Outten & Golden: Empowering Employees in the Workplace

The State of Obesity Discrimination in America

April 17th, 2003 | Paula Brantner

Somehow it seems fitting, on the day of the death of diet doctor Robert C. Atkins, to look at what is going on in the workplace in regards to obesity. We’ve all heard numerous stories about the recent steep increase in the number of obese Americans–how does that development affect the workplace?

Today’s News Headlines contains a new story about a Connecticut man who recently filed a lawsuit against his local McDonald’s, who he claims refused to hire him because he weighed 420 pounds. I guess that once the class action lawsuit against McDonald’s for causing obesity was thrown out (see CNNMoney article), McDonald’s feels that it has disproved any link at all between McDonald’s food and any overweight Americans. Joseph Connor’s lawsuit, filed last year, claims that McDonald’s acted in violation of the Americans with Disabilities Act and the Connecticut Fair Employment Practices Act. The lawsuit is in the beginning stages, but just survived a challenge from McDonald’s to throw the case out on the basis that Mr. Connor’s morbid obesity should not legally be considered a disability. The judge disagreed, so Mr. Connor will be allowed to proceed with his case and to gather evidence about whether McDonald’s discriminated against him when they failed to hire him. The Connecticut case is noteworthy according to Mr. Connor’s lawyer, Gary Phelan, because “This is the first time a Connecticut court is saying that obesity may be a disability under state discrimination law.” (For more information, see WF’s pages on disability discrimination and Connecticut discrimination law.)
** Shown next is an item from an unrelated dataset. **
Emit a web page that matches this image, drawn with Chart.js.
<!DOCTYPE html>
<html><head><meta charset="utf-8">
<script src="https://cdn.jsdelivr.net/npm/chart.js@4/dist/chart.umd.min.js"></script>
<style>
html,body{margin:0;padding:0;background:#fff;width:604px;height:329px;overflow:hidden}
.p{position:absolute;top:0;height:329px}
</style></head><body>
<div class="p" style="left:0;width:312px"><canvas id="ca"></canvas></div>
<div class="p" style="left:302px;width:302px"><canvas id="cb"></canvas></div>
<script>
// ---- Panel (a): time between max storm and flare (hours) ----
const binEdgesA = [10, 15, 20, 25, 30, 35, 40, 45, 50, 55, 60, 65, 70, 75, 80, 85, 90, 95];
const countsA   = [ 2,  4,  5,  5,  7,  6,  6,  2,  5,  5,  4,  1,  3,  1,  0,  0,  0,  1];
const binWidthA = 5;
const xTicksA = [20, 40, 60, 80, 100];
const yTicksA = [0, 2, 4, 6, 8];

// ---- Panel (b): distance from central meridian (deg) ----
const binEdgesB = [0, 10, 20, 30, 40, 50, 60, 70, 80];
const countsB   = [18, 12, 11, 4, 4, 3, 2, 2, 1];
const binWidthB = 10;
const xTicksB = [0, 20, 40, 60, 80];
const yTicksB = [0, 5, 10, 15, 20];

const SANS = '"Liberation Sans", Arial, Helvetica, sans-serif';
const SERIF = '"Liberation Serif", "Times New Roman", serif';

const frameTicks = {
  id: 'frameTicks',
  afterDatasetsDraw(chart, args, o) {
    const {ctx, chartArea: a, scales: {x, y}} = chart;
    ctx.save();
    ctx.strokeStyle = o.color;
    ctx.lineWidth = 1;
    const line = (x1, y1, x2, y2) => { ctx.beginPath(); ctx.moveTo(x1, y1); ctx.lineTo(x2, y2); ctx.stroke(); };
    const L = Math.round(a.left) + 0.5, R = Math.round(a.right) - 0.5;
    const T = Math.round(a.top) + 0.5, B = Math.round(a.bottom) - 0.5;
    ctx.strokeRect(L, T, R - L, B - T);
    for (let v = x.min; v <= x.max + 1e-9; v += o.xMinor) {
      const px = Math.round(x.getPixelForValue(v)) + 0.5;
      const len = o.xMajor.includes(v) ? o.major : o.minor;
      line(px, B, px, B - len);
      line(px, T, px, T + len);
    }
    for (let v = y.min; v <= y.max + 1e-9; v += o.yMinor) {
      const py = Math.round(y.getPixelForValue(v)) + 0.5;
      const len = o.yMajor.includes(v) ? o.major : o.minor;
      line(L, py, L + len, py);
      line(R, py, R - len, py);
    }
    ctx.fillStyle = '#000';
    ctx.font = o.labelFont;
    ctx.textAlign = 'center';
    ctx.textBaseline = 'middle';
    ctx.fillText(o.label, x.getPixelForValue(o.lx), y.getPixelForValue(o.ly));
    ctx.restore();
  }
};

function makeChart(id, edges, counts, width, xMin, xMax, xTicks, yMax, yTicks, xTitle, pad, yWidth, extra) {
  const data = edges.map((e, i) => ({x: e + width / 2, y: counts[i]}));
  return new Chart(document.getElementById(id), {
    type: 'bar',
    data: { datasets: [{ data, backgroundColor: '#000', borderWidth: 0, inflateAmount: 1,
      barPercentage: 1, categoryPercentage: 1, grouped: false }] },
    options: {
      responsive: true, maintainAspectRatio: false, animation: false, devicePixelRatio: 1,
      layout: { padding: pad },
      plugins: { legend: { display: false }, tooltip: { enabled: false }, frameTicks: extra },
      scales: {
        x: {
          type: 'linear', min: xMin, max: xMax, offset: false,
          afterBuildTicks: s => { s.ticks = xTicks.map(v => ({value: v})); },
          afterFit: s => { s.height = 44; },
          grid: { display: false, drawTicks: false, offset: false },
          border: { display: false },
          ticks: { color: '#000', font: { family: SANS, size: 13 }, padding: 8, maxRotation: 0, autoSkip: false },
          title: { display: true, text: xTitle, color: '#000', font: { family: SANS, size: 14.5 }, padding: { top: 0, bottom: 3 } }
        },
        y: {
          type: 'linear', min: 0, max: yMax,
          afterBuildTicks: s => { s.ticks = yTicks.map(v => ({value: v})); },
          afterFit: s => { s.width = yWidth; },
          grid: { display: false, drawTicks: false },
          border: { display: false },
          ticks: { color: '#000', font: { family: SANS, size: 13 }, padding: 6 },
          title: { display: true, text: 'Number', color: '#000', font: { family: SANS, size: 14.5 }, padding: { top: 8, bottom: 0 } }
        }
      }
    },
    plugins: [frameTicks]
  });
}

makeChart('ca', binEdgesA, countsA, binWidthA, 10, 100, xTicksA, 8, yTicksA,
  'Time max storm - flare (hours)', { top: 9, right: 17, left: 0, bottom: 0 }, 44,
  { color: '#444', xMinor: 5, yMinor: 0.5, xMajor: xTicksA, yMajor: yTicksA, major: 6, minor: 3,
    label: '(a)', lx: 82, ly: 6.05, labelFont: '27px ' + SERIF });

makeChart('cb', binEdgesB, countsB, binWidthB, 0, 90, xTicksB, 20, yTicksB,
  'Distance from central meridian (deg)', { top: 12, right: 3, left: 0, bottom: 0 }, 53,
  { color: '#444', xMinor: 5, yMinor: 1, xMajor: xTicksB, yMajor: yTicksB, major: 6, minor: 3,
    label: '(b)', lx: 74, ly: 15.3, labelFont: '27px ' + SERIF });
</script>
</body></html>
There are few laws specifically making it illegal to discriminate against obese individuals. Michigan has the only state law which makes it illegal to discriminate on the basis of weight; a few cities have local ordinances which also cover weight and/or appearance. (See Anti-Weight Discrimination Laws.) More commonly argued in court is that an obese person is either disabled or perceived to be disabled, and therefore protected by anti-discrimination laws which apply to a wide range of disabilities. These claims have met with varying degrees of success: the more overweight an individual is, the more likely their chances for success, as long as their weight does not preclude them from performing the essential functions of the job at issue. (See summary of case decisions and bibliography on obesity discrimination.)
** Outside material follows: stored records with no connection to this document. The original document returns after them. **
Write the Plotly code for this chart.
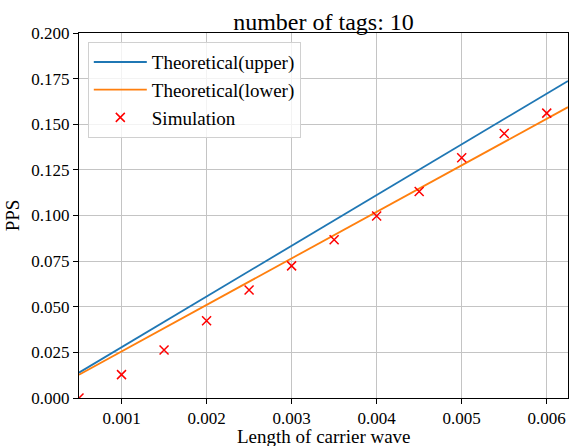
import plotly.graph_objects as go

# Theoretical lines
line_x = [0.0005, 0.001, 0.0015, 0.002, 0.0025, 0.003, 0.0035, 0.004, 0.0045, 0.005, 0.0055, 0.006, 0.00625]
upper_y = [0.0139, 0.0278, 0.0417, 0.0556, 0.0695, 0.0834, 0.0973, 0.1112, 0.1251, 0.139, 0.1529, 0.1668, 0.17375]
lower_y = [0.01275, 0.0255, 0.03825, 0.051, 0.06375, 0.0765, 0.08925, 0.102, 0.11475, 0.1275, 0.14025, 0.153, 0.159375]

# Simulation points
sim_x = [0.0005, 0.001, 0.0015, 0.002, 0.0025, 0.003, 0.0035, 0.004, 0.0045, 0.005, 0.0055, 0.006]
sim_y = [0.0, 0.0128, 0.0263, 0.0423, 0.0592, 0.0724, 0.0867, 0.0997, 0.1131, 0.1316, 0.1449, 0.1561]

x_ticks = [0.001, 0.002, 0.003, 0.004, 0.005, 0.006]
y_ticks = [0.0, 0.025, 0.05, 0.075, 0.1, 0.125, 0.15, 0.175, 0.2]

FONT = "Liberation Serif"

fig = go.Figure()
fig.add_trace(go.Scatter(x=line_x, y=upper_y, mode="lines", name="Theoretical(upper)",
                         line=dict(color="#1f77b4", width=1.8)))
fig.add_trace(go.Scatter(x=line_x, y=lower_y, mode="lines", name="Theoretical(lower)",
                         line=dict(color="#ff7f0e", width=1.8)))
fig.add_trace(go.Scatter(x=sim_x, y=sim_y, mode="markers", name="Simulation",
                         marker=dict(symbol="x-thin", size=9, color="red",
                                     line=dict(color="red", width=1.5))))

axis_common = dict(
    showline=True, linecolor="black", linewidth=1, mirror=True,
    ticks="outside", ticklen=5, tickwidth=1, tickcolor="black",
    showgrid=True, gridcolor="#c4c4c4", gridwidth=1,
    zeroline=False, automargin=False,
    tickfont=dict(family=FONT, size=17, color="black"),
)

fig.update_layout(
    width=569, height=446,
    margin=dict(l=79, r=1, t=33, b=48),
    paper_bgcolor="white", plot_bgcolor="white",
    font=dict(family=FONT, color="black"),
    title=dict(text="number of tags: 10", x=0.5, xref="paper", xanchor="center",
               y=1, yref="paper", yanchor="bottom", pad=dict(b=3),
               font=dict(family=FONT, size=24, color="black")),
    xaxis=dict(range=[0.0005, 0.00625], tickvals=x_ticks, tickformat=".3f",
               **axis_common),
    yaxis=dict(range=[0, 0.2], tickvals=y_ticks, tickformat=".3f",
               title=dict(text="PPS", font=dict(family=FONT, size=19), standoff=6),
               **axis_common),
    legend=dict(x=0.018, y=0.975, xanchor="left", yanchor="top",
                bgcolor="rgba(255,255,255,0.8)", bordercolor="#d0d0d0", borderwidth=1,
                font=dict(family=FONT, size=19, color="black"),
                tracegroupgap=0, itemwidth=53),
    showlegend=True,
    annotations=[dict(text="Length of carrier wave", xref="paper", yref="paper",
                      x=0.5, y=-0.0741, xanchor="center", yanchor="top",
                      showarrow=False, borderpad=0,
                      font=dict(family=FONT, size=19, color="black"))],
)

fig.write_html("out.html", config={"displayModeBar": False},
               post_script="document.body.style.margin='0';")
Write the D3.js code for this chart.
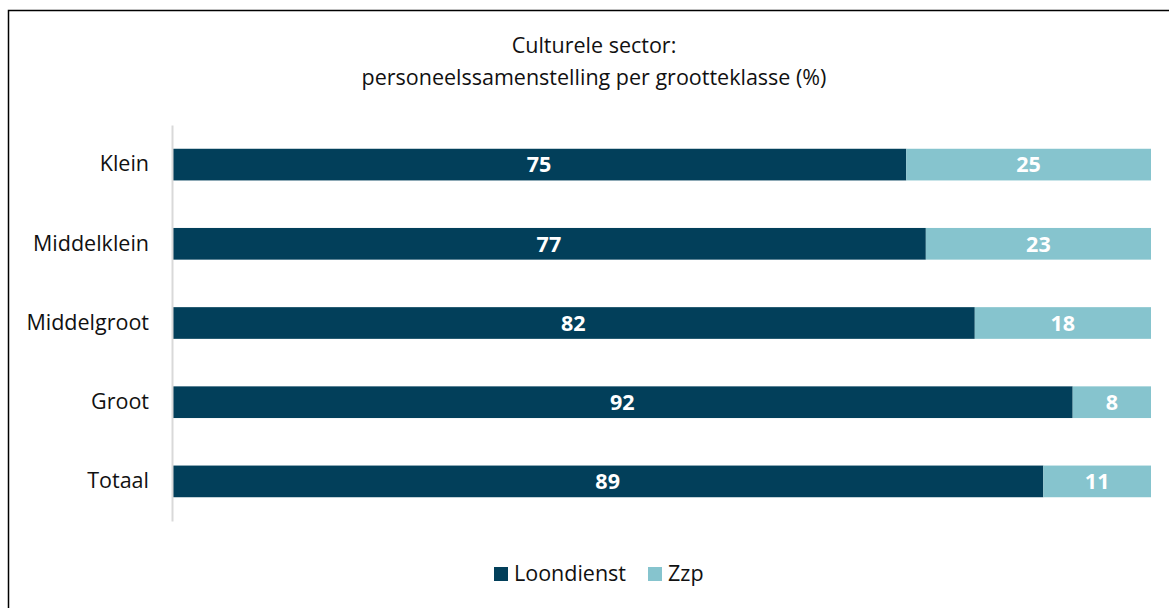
<!DOCTYPE html>
<html><head><meta charset="utf-8">
<script src="https://cdn.jsdelivr.net/npm/d3@7"></script>
<style>body{margin:0;background:#fff;}svg{display:block;font-family:"Open Sans",sans-serif;}</style>
</head><body>
<svg id="c" width="1169" height="608"></svg>
<script>
const categories = ["Klein","Middelklein","Middelgroot","Groot","Totaal"];
const loondienst = [75,77,82,92,89];
const zzp = [25,23,18,8,11];
const seriesNames = ["Loondienst","Zzp"];
const colors = ["#023F5A","#86C4CE"];
const titleLines = ["Culturele sector:","personeelssamenstelling per grootteklasse (%)"];

const FONT = "'Open Sans', sans-serif";
const FS = 21.5;
const svg = d3.select("#c");
svg.append("rect").attr("x",8.5).attr("y",10.5).attr("width",1170).attr("height",610)
  .attr("fill","none").attr("stroke","#000").attr("stroke-width",1.5);

svg.selectAll("text.title").data(titleLines).enter().append("text")
  .attr("x",594).attr("y",(d,i)=>53+i*32).attr("text-anchor","middle")
  .attr("font-size",FS).attr("fill","#111").text(d=>d);

const x = d3.scaleLinear().domain([0,100]).range([172,1151]);
const y = d3.scaleBand().domain(categories).range([125,521]).paddingInner(0.6).paddingOuter(0.3);

const data = categories.map((c,i)=>({cat:c, Loondienst:loondienst[i], Zzp:zzp[i]}));
const stack = d3.stack().keys(seriesNames)(data);

const g = svg.append("g");
stack.forEach((s,si)=>{
  g.selectAll(null).data(s).enter().append("rect")
    .attr("x",d=>x(d[0])).attr("width",d=>x(d[1])-x(d[0]))
    .attr("y",d=>y(d.data.cat)).attr("height",y.bandwidth())
    .attr("fill",colors[si]);
  g.selectAll(null).data(s).enter().append("text")
    .attr("x",d=>(x(d[0])+x(d[1]))/2).attr("y",d=>y(d.data.cat)+y.bandwidth()/2)
    .attr("dy","0.36em").attr("text-anchor","middle").attr("font-weight","bold")
    .attr("font-size",FS).attr("fill","#fff").text(d=>d[1]-d[0]);
});

const yAxis = svg.append("g").attr("transform","translate(172,0)")
  .call(d3.axisLeft(y).tickSize(0).tickPadding(23));
yAxis.select(".domain").attr("stroke","#d9d9d9").attr("stroke-width",2);
yAxis.selectAll("text").attr("font-size",FS).attr("fill","#111").attr("font-family",FONT);

const legX = [494,648];
seriesNames.forEach((n,i)=>{
  svg.append("rect").attr("x",legX[i]).attr("y",567).attr("width",14).attr("height",14).attr("fill",colors[i]);
  svg.append("text").attr("x",legX[i]+20).attr("y",581).attr("font-size",FS).attr("fill","#111").text(n);
});
</script>
</body></html>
More work in this area needs to be done; obviously, the law is not as clearly developed as it should be, and more and more individuals are likely to encounter obesity discrimination. While employers concerned about personal appearance and health care costs may be increasingly inclined to discriminate against the obese, they are likely to find that more and more job applicants and employees are going to be part of that category. Like companies who have learned that discrimination is costly, both in terms of exposure to lawsuits and in limiting workplace diversity, those who discriminate against those who are obese will likely learn the same hard lessons, especially if more cases like the one in Connecticut are brought successfully.